Audio/visual meeting links and proxy voting
The Amendment Act allows:
- body corporate meetings to take place in person, via audio link and/or via audiovisual link; and
- owners to vote by casting an electronic vote.
While these amendments will likely increase voter turnout at body corporate meetings, the changes do not specifically address the problem of a practice called ‘proxy farming’. Proxy farming occurs when one person collects the proxy votes of many owners and therefore gains significant voting power.
Our recommendation to bodies corporate experiencing proxy farming is to encourage as many owners as possible to join meetings by electronic means (instead of voting by proxy). To enable this, body corporate committees, or more likely managers, will need to set up audiovisual conferences which allow less tech savvy owners to dial in by telephone. Lastly, we recommend strictly applying the rules regarding proxy voting, for instance, whether the proxy form was validly signed and delivered on time.
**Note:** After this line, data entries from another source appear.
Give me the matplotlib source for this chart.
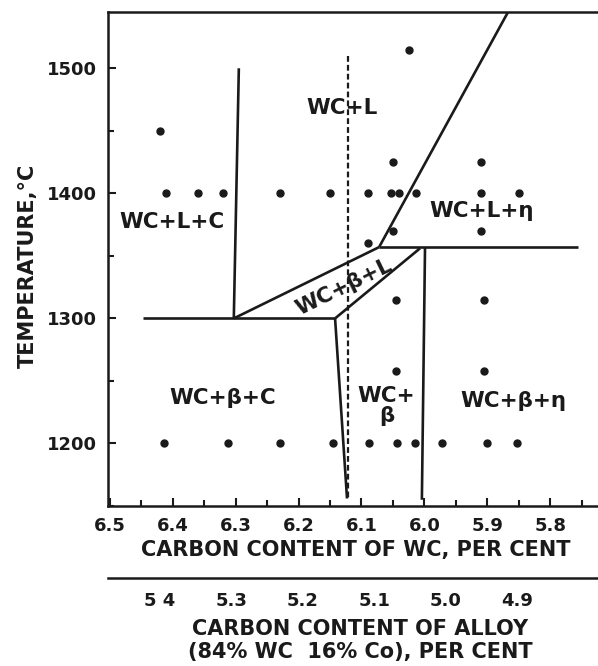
import matplotlib.pyplot as plt
from matplotlib.ticker import MultipleLocator, FixedLocator
import numpy as np

plt.rcParams['font.family'] = ['DejaVu Sans']
plt.rcParams['font.weight'] = 'bold'
plt.rcParams['axes.labelweight'] = 'bold'

# experimental points: carbon content of WC (%) and temperature (C)
row1400_c = [6.41, 6.36, 6.32, 6.23, 6.15, 6.09, 6.053, 6.04, 6.013, 5.91, 5.85]
row1200_c = [6.414, 6.312, 6.23, 6.145, 6.088, 6.044, 6.015, 5.972, 5.901, 5.853]
other_c = [6.42, 6.025, 6.05, 5.91, 6.05, 6.09, 5.91, 6.045, 5.905, 6.045, 5.905]
other_t = [1450, 1515, 1425, 1425, 1370, 1360, 1370, 1315, 1315, 1258, 1258]

# phase boundaries (carbon %, temperature)
boundaries = [
    ([6.295, 6.303], [1500, 1300]),   # WC+L+C | WC+L
    ([6.448, 6.142], [1300, 1300]),   # eutectic
    ([6.303, 6.072], [1300, 1357]),   # WC+b+L upper edge
    ([6.142, 6.007], [1300, 1356]),   # WC+b+L lower edge
    ([6.072, 5.867], [1357, 1545]),   # WC+L | WC+L+eta
    ([6.072, 5.756], [1357, 1357]),   # eta horizontal
    ([5.999, 6.004], [1357, 1155]),   # WC+b | WC+b+eta
    ([6.142, 6.123], [1300, 1156]),   # WC+b+C | WC+b
]
stoich_c = [6.122, 6.122]
stoich_t = [1510, 1156]

regions = ['WC+L+C', 'WC+L', 'WC+L+η', 'WC+β+L', 'WC+β+C', 'WC+\nβ', 'WC+β+η']
region_c = [6.401, 6.131, 5.909, 6.128, 6.32, 6.06, 5.859]
region_t = [1377, 1468, 1386, 1325, 1236, 1230, 1234]
region_rot = [0, 0, 0, 26, 0, 0, 0]

alloy_ticks = [5.4, 5.3, 5.2, 5.1, 5.0, 4.9]
# alloy carbon scale as drawn (linear against WC carbon)
A0, W0, K = 5.4, 6.4205, 1.135

fig = plt.figure(figsize=(5.98, 6.66), dpi=100)
ax = fig.add_axes([108 / 598, 1 - 506 / 666, 490 / 598, 494 / 666])

ink = '#1a1a1a'
for xs, ys in boundaries:
    ax.plot(xs, ys, color=ink, lw=1.9, solid_capstyle='butt')
ax.plot(stoich_c, stoich_t, color=ink, lw=1.6, linestyle=(0, (2.6, 1.4)))

ax.plot(row1400_c, [1400] * len(row1400_c), 'o', color=ink, ms=5)
ax.plot(row1200_c, [1200] * len(row1200_c), 'o', color=ink, ms=5)
ax.plot(other_c, other_t, 'o', color=ink, ms=5)

for lab, c, t, r in zip(regions, region_c, region_t, region_rot):
    ax.text(c, t, lab, ha='center', va='center', rotation=r, fontsize=15.5,
            color=ink, linespacing=0.95)

ax.xaxis.set_major_locator(MultipleLocator(0.1))
ax.xaxis.set_minor_locator(MultipleLocator(0.05))
ax.yaxis.set_major_locator(MultipleLocator(100))
ax.yaxis.set_minor_locator(MultipleLocator(50))
ax.xaxis.set_major_formatter(lambda v, pos: '%.1f' % v)
ax.tick_params(which='both', direction='in', width=1.5, color=ink, labelcolor=ink)
ax.tick_params(which='major', length=6, labelsize=13, pad=8)
ax.tick_params(which='minor', length=4)
ax.set_xlim(6.503, 5.724)
ax.set_ylim(1150, 1545)

ax.spines['right'].set_visible(False)
for s in ['left', 'top', 'bottom']:
    ax.spines[s].set_linewidth(1.8)
    ax.spines[s].set_color(ink)

ax.set_xlabel('CARBON CONTENT OF WC, PER CENT', fontsize=15, color=ink, va='center')
ax.xaxis.set_label_coords(0.506, -0.089)
ax.set_ylabel('TEMPERATURE,°C', fontsize=15, color=ink, va='center')
ax.yaxis.set_label_coords(-0.163, 0.486)

sec = ax.secondary_xaxis(-0.146, functions=(lambda w: A0 - (W0 - w) / K,
                                            lambda a: W0 - (A0 - a) * K))
sec.xaxis.set_major_locator(FixedLocator(alloy_ticks))
sec.set_xticklabels(['5 4', '5.3', '5.2', '5.1', '5.0', '4.9'])
sec.tick_params(length=0, labelsize=13, pad=10, labelcolor=ink)
sec.spines['bottom'].set_linewidth(1.8)
sec.spines['bottom'].set_color(ink)

ax.text(0.515, -0.273, 'CARBON CONTENT OF ALLOY\n(84% WC  16% Co), PER CENT',
        transform=ax.transAxes, ha='center', va='center', fontsize=15,
        color=ink, linespacing=1.2)

fig.savefig('out.png', dpi=100)
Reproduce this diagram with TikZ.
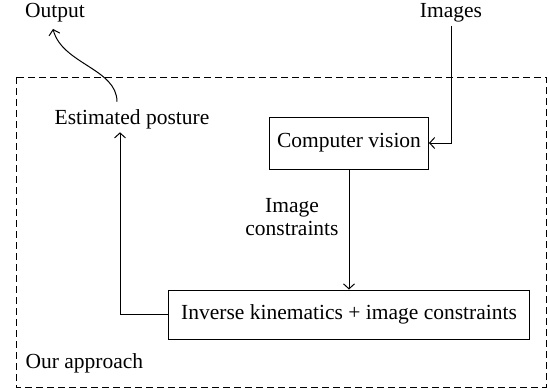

What was missed or left out?
In addition to proxy farming, the following contenders for change do not feature in the Amendment Act:
- clarifying the distinction between the maintenance responsibilities of the body corporate and of owners (see this previous article);
- solutions for buildings requiring significant work or demolition (see this previous article); and
- additional flexibility for insurance – which is by far the biggest cost borne by unit owners.
The Amendment Act has significant practical implications. Most notably, the disclosure regime will put more information in the hands of purchasers and with that we hope to see:
- less caution towards unit titles as a whole;
- more accurate pricing according to individual circumstances; and
- for all parties, less surprises when buying and selling units.